I would like to see tests added as part of this. Possibly direct tests of _BatchingBlockFetcher

Ideally we would have some tests that we do, in fact, read in big batches so that we don't accidentally regress. It is something that isn't data-wise incorrect, but can have a large impact on performance for certain users. So it is something that is a bit hard to detect, and requires someone going "something doesn't seem right".

That said it is probably pretty hard to test accurately, and it would be a shame to miss out on the benefit for a long time while waiting for testing.


Why not have "add_key()" return the number of total bytes so far. so this becomes:
+                    batcher.add_key(key)
+                    if batcher.total_bytes > BATCH_SIZE:
+                        # Ok, this batch is big enough.  Yield some results.
+                        for _ in batcher.yield_factories():
+                            yield _

if batcher.add_key(key) > BATCH_SIZE:
 ...

I'm just slightly hesitant about looking at object's attributes rather than function return values. Perhaps just overly so.

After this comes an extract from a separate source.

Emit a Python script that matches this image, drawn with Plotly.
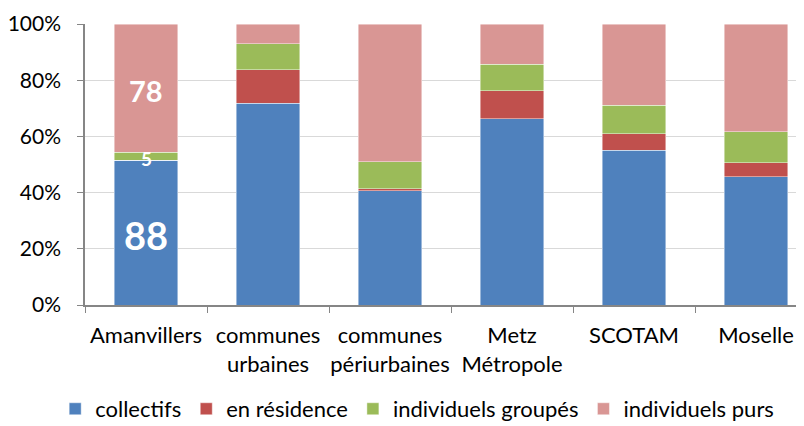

I don't really like the idea that we are maintaining all the various read orders in various length lists that have to be kept in sync.
What I mean is that you have
 self.keys     which is a list with an entry for every key
 memos_to_get  which is a list that only contains a new entry when there is a transition
 not_cached    a list similar to memos_to_get, but only contains unique items

And then stuff like:

 blocks = _get_blocks(memos_to_get)

which then assumes that the blocks can be blocks.next() with 100% fidelity. I realize this is true, but it seems too easy to get skew. And if you end up off-by-one, the data stream is corrupted and you don't notice.
Maybe if we just check that block = blocks.next(); block.location == read_memo ?
That might be sufficient. Just some sort of check that everything is still in lock-step as we expect it to be.

Or even:
  block_read_memo, block = blocks.next()
  assert block_read_memo == read_memo

As I don't think blocks actually have a place to store where they were read from, but we should trivially have the read memo when we are yielding the block.